Было это в 2009 году. Испытывая приблизительно те же чувства к киевскому мэру, я, тем не менее, категорически отказался комментировать личные особенности мэра Киева, о чем сообщил по указанному в письме телефону помощнику народного депутата.
Разумеется, я объяснил и мотив своего отказа: поскольку мэр в прямом смысле не опасен для самого себя или для окружающих, недобровольному осмотру психиатра он не может быть подвергнут. Поскольку мой телефонный собеседник не сразу понял мои аргументы, мне пришлось «занизить» разговор и такими словами: «Ну, он, к примеру, не покусал никого из своих любимых бабушек. Это хоть вы понимаете? В этом, банальном смысле он совершенно неопасен!»
Письменно депутату Р. я не ответил. О чем сегодня не сожалею. Мне не хотелось пояснять молодому юристу, работающему законодателем, детали закона Украины о психиатрической помощи, требования подписанных Украиной конвенций и т. д. Я был уверен, что телефонного звонка достаточно.

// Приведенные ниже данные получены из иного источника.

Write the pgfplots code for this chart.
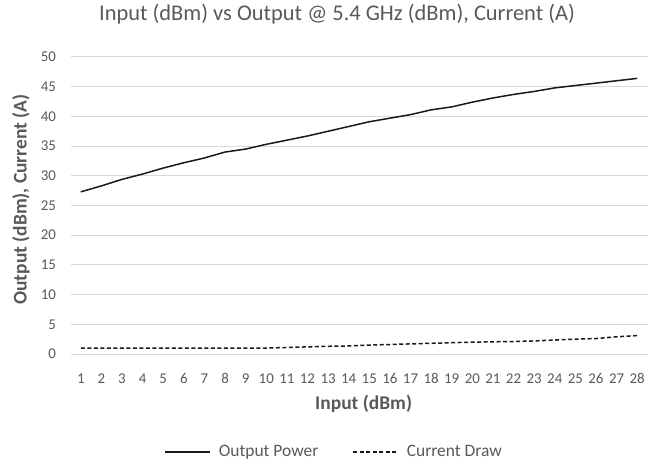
\documentclass[border=0pt]{standalone}
\usepackage{pgfplots}
\pgfplotsset{compat=1.18}
\usepackage{fontspec}
\setmainfont{Carlito}
\definecolor{txt}{HTML}{595959}
\definecolor{grd}{HTML}{D9D9D9}
\begin{document}
\begin{tikzpicture}
\path[use as bounding box] (-70.5bp,-108bp) rectangle (579.5bp,354bp);
\begin{axis}[
  at={(0,0)}, anchor=south west,
  scale only axis, width=577bp, height=297bp,
  xmin=0.5, xmax=28.5, ymin=0, ymax=50,
  xtick={1,...,28}, ytick={0,5,...,50},
  axis line style={draw=none},
  ymajorgrids, major grid style={grd, line width=1bp},
  major tick length=0pt,
  /pgf/number format/assume math mode=true,
  tick label style={font=\fontsize{15}{17}\selectfont, text=txt},
  yticklabel style={anchor=east, xshift=-11bp},
  xticklabel style={anchor=base, yshift=-29bp},
  title={Input (dBm) vs Output @ 5.4 GHz (dBm), Current (A)},
  title style={font=\fontsize{22.5}{26}\selectfont, text=txt, at={(axis description cs:0.462,1)}, anchor=center, yshift=37bp},
  xlabel={Input (dBm)},
  xlabel style={font=\bfseries\fontsize{19.5}{22}\selectfont, text=txt, at={(axis description cs:0.508,0)}, anchor=center, yshift=-50bp},
  ylabel={Output (dBm), Current (A)},
  ylabel style={font=\bfseries\fontsize{19.5}{22}\selectfont, text=txt, at={(axis description cs:-0.0858,0.52)}, anchor=center},
  legend style={at={(axis description cs:0.462,0)}, anchor=center, yshift=-98bp, draw=none, fill=none, legend columns=2, font=\fontsize{17.5}{20}\selectfont, text=txt, /tikz/every even column/.append style={column sep=26bp}, nodes={inner xsep=8bp}},
  legend image code/.code={\draw[#1] (0bp,0bp) -- (45bp,0bp);},
]
\draw[grd, line width=1bp] (axis cs:0.5,0) -- (axis cs:28.5,0);
\addplot[black!90, line width=1.5bp] coordinates {
(1,27.3)(2,28.3)(3,29.4)(4,30.3)(5,31.3)(6,32.2)(7,33.0)(8,34.0)(9,34.5)(10,35.3)
(11,36.0)(12,36.7)(13,37.5)(14,38.3)(15,39.1)(16,39.7)(17,40.3)(18,41.1)(19,41.6)(20,42.4)
(21,43.1)(22,43.7)(23,44.2)(24,44.8)(25,45.2)(26,45.6)(27,46.0)(28,46.4)};
\addlegendentry{Output Power}
\addplot[black!90, line width=1.5bp, dash pattern=on 4bp off 2.5bp] coordinates {
(1,1.0)(2,1.0)(3,1.0)(4,1.0)(5,1.0)(6,1.0)(7,1.0)(8,1.0)(9,1.0)(10,1.0)
(11,1.1)(12,1.2)(13,1.3)(14,1.35)(15,1.5)(16,1.6)(17,1.7)(18,1.8)(19,1.9)(20,2.0)
(21,2.05)(22,2.1)(23,2.2)(24,2.35)(25,2.5)(26,2.6)(27,2.9)(28,3.1)};
\addlegendentry{Current Draw}
\end{axis}
\end{tikzpicture}
\end{document}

Тем более что юридическая несостоятельность просьбы депутата была очевидна. Но... события продолжались. Письменным требованием помощника депутата, составленным в ультимативной форме, я обязывался немедленно ответить депутату. Не являясь хоть в какой-то степени государственным чиновником и даже «бюджетным» врачом, я категорически не хотел тратить время на бессмысленную переписку с плохо образованным юристом.
Мне позвонили из Генеральной прокуратуры. Вежливый человек уставшим голосом сообщил, что депутат Р. прислал официальное письмо с требованием привлечь меня, Глузмана Семена Фишелевича, к ответственности за отказ ответить письменно ему, депутату Р. Не скрою, моей реакцией было возмущение. Далее у нас состоялся вполне искренний разговор, полный взаимопонимания. Мой телефонный собеседник мягко посоветовал мне пойти в прокуратуру города Киева и оставить там свое письменное объяснение. «Поверьте, — сказал он, — так будет лучше для всех. Депутат Р. засыпает нас подобными бессмысленными бумагами, а мы обязаны отвечать и принимать меры. Если вы, Семен Фишелевич, не напишете свое объяснение, машина будет продолжать работать. Конечно, вам всерьез ничего не угрожает. Но подумайте о тех безвинных работниках городской прокуратуры, которые будут вынуждены опять и опять требовать от вас объяснения...» Наш разговор был столь искренним, что я почувствовал жалость к этим людям, постоянно и уныло сопровождающим совсем не законодательную активность депутата Р. и подобных ему многочисленных народных избранников. Я уступил. Пошел в прокуратуру Киева, оставил там объяснительный текст, в сущности, фиксирующий противозаконность требований депутата Р. ко мне, мило поговорил с двумя вполне адекватными, ироничными молодыми прокурорами. История с депутатом Р. для меня была закончена. Папку с надписью «Депутат Р.» я поставил на верхнюю полку личного архива.
Но вот опять запахло парламентскими выборами. Сужу по увиденным на улицах билбордам: депутат Р. сверкает решительным молодым лицом, обещая опять бороться за кресло в украинском парламенте. Некомпетентность, как и зло, должна быть наказуема. Я сделаю все возможное, чтобы этот человек не стал депутатом. Могу я не так уж много, опубликую письмо Р. ко мне и все сопровождающие документы, естественно, с комментариями серьезных юристов (а они в стране есть). И буду просить своих сограждан не отдавать свой голос господину Р., если он пойдет по мажоритарному округу. Или партии, где он будет в списке. Обязательно это сделаю.